TASK DIRECTIONS:
Your task is to print exactly the lines from the line that contains "Convert this diagram to TikZ code." through the line that contains "(0,0) rectangle (1032,495);", with pictures left out.

Stored entries:
-- -- --
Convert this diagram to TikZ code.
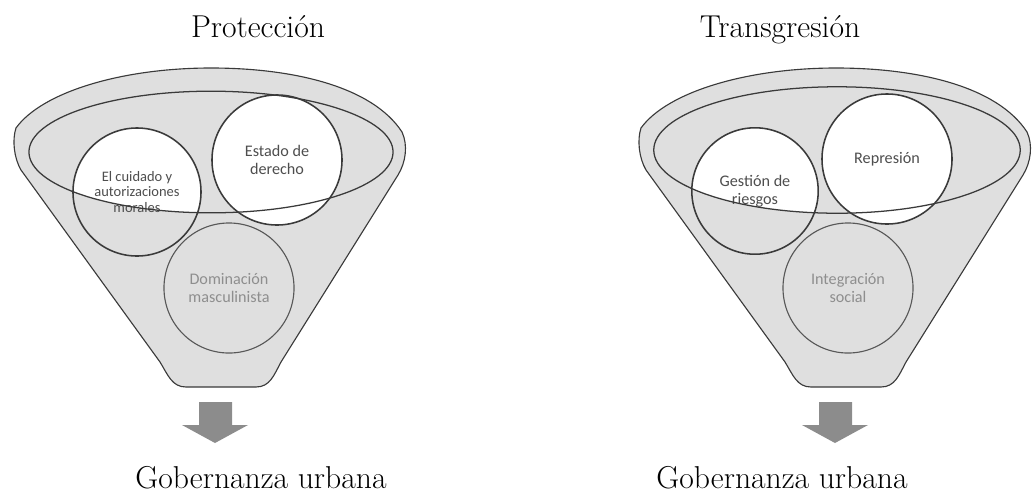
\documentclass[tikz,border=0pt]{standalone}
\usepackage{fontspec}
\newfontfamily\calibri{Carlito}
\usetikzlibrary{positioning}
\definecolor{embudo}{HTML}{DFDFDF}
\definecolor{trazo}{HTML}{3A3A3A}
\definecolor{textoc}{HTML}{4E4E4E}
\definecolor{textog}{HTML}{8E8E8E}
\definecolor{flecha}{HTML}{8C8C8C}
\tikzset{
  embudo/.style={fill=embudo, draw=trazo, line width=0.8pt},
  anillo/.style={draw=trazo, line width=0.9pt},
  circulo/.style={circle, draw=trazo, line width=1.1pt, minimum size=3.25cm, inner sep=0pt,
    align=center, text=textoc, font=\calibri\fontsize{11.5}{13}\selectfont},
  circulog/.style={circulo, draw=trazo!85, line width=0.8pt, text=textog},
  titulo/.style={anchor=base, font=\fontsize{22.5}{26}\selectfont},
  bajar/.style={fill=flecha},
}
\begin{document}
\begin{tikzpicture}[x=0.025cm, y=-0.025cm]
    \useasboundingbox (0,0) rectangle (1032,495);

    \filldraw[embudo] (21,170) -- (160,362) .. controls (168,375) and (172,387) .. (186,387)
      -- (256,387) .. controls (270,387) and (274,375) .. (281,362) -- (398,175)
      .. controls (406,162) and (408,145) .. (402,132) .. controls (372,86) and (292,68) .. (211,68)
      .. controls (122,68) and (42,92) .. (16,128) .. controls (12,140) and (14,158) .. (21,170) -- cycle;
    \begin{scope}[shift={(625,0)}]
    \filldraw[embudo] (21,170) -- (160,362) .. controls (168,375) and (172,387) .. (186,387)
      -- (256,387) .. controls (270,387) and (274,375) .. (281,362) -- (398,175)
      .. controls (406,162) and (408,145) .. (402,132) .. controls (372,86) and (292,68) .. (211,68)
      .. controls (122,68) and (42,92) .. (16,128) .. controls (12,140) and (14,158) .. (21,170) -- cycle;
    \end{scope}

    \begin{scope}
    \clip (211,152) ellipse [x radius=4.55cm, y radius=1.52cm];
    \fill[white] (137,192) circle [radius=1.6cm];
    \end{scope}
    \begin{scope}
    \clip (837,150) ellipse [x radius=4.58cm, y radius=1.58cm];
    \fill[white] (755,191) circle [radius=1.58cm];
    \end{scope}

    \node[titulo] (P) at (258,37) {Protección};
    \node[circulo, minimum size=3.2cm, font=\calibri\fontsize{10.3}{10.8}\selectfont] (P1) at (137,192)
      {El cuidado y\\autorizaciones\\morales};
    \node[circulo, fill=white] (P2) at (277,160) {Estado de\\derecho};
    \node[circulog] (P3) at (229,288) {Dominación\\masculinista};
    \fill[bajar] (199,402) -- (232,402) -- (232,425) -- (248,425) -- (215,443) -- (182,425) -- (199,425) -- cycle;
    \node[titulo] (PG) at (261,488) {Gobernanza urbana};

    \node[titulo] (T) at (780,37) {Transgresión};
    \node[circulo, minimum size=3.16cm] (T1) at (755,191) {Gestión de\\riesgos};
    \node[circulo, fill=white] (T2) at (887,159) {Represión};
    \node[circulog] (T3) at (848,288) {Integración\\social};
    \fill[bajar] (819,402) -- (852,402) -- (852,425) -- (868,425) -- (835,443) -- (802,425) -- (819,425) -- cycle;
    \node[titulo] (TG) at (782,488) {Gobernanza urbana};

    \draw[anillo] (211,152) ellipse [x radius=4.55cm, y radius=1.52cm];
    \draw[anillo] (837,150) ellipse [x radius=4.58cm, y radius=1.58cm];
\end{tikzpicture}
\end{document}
-- -- --
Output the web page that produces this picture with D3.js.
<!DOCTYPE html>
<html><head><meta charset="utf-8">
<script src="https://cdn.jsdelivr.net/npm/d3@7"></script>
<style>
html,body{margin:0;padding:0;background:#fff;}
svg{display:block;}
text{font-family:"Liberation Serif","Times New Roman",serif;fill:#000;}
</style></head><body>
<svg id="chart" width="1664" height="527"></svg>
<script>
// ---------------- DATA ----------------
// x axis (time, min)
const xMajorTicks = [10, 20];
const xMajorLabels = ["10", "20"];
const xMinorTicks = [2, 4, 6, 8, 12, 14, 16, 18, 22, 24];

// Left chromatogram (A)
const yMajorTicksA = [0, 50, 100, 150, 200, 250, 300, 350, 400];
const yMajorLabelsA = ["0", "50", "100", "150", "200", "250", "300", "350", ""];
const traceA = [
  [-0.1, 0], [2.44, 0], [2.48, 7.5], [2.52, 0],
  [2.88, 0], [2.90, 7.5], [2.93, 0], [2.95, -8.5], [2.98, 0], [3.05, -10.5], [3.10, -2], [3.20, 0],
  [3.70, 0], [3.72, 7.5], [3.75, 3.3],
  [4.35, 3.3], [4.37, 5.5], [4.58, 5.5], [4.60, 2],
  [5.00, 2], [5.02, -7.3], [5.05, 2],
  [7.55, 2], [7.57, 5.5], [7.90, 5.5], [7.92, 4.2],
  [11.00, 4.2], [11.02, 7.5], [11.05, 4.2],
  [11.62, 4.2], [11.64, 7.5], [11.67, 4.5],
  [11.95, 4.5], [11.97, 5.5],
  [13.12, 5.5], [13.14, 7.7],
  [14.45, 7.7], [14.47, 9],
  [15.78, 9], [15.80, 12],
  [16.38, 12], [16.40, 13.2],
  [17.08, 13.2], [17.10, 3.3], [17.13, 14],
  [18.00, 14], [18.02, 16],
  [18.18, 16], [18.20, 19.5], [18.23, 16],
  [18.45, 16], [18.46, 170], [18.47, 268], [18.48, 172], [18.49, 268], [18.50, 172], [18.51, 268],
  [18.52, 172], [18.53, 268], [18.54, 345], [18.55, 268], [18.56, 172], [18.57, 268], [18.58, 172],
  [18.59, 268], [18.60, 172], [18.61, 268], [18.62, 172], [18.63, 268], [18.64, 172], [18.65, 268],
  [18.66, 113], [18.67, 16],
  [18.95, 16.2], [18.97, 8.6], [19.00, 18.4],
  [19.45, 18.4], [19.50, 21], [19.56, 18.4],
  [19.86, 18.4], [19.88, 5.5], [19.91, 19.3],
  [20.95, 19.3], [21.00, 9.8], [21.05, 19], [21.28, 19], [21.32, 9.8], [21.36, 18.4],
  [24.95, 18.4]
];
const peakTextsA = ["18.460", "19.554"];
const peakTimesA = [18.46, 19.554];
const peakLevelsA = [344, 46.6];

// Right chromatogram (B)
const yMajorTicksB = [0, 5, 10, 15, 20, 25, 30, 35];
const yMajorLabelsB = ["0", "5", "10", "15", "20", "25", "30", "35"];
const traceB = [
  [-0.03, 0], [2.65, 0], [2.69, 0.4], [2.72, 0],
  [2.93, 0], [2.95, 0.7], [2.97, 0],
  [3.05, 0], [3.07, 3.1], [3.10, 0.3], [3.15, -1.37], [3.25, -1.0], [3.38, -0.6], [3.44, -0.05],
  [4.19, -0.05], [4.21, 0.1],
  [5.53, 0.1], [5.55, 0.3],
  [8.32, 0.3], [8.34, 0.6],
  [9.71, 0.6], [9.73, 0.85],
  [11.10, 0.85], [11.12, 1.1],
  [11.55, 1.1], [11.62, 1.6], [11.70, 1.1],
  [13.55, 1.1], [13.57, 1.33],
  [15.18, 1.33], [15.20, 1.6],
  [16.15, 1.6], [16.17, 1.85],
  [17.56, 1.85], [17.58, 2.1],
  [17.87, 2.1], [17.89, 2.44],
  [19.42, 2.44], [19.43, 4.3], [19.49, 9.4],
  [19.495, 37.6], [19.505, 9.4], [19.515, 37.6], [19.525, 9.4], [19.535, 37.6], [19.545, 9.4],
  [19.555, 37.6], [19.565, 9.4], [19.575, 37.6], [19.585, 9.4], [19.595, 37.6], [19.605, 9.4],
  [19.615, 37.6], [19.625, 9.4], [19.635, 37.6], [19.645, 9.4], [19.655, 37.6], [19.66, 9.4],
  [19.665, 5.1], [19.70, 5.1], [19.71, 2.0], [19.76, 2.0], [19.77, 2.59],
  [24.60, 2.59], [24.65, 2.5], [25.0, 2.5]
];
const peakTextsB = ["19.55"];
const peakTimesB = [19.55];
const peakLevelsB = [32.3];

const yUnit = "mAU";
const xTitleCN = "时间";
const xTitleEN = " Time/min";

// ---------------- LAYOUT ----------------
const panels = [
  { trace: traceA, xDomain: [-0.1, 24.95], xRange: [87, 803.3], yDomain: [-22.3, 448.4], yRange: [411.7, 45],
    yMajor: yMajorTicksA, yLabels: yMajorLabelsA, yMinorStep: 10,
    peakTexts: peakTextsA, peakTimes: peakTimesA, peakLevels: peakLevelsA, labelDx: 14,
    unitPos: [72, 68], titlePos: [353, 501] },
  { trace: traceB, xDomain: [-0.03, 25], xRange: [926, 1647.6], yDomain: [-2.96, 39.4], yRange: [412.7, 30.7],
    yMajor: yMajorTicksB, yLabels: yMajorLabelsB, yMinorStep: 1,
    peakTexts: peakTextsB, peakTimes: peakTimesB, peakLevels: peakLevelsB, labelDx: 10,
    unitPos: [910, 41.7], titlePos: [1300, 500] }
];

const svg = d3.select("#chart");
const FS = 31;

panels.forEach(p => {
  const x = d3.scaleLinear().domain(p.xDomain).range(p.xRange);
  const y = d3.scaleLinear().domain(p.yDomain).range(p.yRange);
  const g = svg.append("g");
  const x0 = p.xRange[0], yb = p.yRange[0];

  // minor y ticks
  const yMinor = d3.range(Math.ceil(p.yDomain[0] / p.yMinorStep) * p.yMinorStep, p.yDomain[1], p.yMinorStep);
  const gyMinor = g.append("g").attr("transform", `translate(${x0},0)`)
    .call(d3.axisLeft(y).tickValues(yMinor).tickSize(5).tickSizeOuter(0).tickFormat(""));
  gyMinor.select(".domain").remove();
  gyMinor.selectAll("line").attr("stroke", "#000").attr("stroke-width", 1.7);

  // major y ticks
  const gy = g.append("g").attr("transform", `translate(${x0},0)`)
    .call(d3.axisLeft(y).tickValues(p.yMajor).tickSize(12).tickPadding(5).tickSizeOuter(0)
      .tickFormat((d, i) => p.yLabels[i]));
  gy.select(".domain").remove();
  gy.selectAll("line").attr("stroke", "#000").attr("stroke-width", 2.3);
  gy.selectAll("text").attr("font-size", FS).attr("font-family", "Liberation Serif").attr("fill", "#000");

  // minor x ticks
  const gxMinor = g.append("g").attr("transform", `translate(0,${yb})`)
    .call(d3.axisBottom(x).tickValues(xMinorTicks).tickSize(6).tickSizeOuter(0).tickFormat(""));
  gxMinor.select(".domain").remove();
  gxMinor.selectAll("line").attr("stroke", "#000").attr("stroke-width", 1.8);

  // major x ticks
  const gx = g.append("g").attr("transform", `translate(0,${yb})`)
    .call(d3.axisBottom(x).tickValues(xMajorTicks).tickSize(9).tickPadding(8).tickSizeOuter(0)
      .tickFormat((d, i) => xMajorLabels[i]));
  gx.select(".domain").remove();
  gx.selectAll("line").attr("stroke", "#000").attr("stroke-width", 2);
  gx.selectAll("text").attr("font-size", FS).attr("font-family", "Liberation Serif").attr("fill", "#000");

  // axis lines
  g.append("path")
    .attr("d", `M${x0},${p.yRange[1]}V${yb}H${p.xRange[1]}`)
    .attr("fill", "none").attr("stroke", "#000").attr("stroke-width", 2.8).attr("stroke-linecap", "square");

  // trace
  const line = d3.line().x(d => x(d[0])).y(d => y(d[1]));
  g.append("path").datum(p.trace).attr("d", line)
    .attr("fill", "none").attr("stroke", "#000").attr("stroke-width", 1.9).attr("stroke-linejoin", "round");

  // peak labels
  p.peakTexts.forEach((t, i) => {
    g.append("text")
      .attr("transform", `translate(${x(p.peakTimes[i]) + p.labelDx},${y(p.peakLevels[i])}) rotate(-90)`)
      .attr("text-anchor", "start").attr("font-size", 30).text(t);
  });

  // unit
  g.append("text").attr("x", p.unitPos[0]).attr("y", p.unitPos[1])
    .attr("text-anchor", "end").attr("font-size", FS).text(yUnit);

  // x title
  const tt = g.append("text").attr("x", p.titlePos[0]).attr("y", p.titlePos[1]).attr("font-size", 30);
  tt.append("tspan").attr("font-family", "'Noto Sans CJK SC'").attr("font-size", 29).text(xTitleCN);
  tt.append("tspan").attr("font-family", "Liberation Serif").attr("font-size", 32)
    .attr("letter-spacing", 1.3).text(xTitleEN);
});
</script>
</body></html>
-- -- --
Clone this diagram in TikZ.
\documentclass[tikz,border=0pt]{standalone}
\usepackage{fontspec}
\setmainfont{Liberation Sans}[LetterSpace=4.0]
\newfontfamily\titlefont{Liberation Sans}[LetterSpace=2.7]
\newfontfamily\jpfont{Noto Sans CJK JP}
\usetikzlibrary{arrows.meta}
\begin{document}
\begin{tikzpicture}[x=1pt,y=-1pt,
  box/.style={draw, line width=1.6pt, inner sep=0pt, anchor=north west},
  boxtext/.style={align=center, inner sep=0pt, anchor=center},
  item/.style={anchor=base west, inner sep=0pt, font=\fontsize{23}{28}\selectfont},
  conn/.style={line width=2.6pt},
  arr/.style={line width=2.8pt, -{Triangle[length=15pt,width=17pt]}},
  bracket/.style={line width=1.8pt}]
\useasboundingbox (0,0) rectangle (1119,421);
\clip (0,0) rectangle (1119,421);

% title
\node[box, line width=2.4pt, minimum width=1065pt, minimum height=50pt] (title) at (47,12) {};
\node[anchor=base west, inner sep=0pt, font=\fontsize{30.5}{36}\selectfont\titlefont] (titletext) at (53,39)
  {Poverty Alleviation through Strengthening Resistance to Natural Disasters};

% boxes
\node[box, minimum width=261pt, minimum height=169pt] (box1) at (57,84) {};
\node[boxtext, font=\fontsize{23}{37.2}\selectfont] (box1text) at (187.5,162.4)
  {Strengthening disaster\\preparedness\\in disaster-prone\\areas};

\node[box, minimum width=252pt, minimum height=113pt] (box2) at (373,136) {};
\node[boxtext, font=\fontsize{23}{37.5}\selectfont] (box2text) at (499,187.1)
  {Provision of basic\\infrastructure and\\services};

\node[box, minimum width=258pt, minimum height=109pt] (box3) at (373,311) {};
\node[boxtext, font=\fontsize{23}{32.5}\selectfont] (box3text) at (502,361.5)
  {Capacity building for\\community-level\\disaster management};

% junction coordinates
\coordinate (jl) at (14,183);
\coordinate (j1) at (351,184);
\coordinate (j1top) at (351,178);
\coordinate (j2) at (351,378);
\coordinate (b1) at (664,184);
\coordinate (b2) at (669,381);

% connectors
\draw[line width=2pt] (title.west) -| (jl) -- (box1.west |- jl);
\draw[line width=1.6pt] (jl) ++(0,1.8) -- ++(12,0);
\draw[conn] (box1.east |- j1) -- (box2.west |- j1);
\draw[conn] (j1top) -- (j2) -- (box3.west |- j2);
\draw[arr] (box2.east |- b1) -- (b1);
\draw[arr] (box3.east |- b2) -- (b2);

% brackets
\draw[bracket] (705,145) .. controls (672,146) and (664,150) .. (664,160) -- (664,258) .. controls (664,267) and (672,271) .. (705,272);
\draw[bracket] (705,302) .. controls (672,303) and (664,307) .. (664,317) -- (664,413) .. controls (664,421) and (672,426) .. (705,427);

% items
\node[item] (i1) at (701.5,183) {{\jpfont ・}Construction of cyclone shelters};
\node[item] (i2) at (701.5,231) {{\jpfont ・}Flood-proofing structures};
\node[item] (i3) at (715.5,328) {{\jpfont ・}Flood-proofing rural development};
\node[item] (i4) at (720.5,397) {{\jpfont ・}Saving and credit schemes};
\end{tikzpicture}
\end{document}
-- -- --
WRITTEN SOLUTION:
Convert this diagram to TikZ code.
\documentclass[tikz,border=0pt]{standalone}
\usepackage{fontspec}
\newfontfamily\calibri{Carlito}
\usetikzlibrary{positioning}
\definecolor{embudo}{HTML}{DFDFDF}
\definecolor{trazo}{HTML}{3A3A3A}
\definecolor{textoc}{HTML}{4E4E4E}
\definecolor{textog}{HTML}{8E8E8E}
\definecolor{flecha}{HTML}{8C8C8C}
\tikzset{
  embudo/.style={fill=embudo, draw=trazo, line width=0.8pt},
  anillo/.style={draw=trazo, line width=0.9pt},
  circulo/.style={circle, draw=trazo, line width=1.1pt, minimum size=3.25cm, inner sep=0pt,
    align=center, text=textoc, font=\calibri\fontsize{11.5}{13}\selectfont},
  circulog/.style={circulo, draw=trazo!85, line width=0.8pt, text=textog},
  titulo/.style={anchor=base, font=\fontsize{22.5}{26}\selectfont},
  bajar/.style={fill=flecha},
}
\begin{document}
\begin{tikzpicture}[x=0.025cm, y=-0.025cm]
    \useasboundingbox (0,0) rectangle (1032,495);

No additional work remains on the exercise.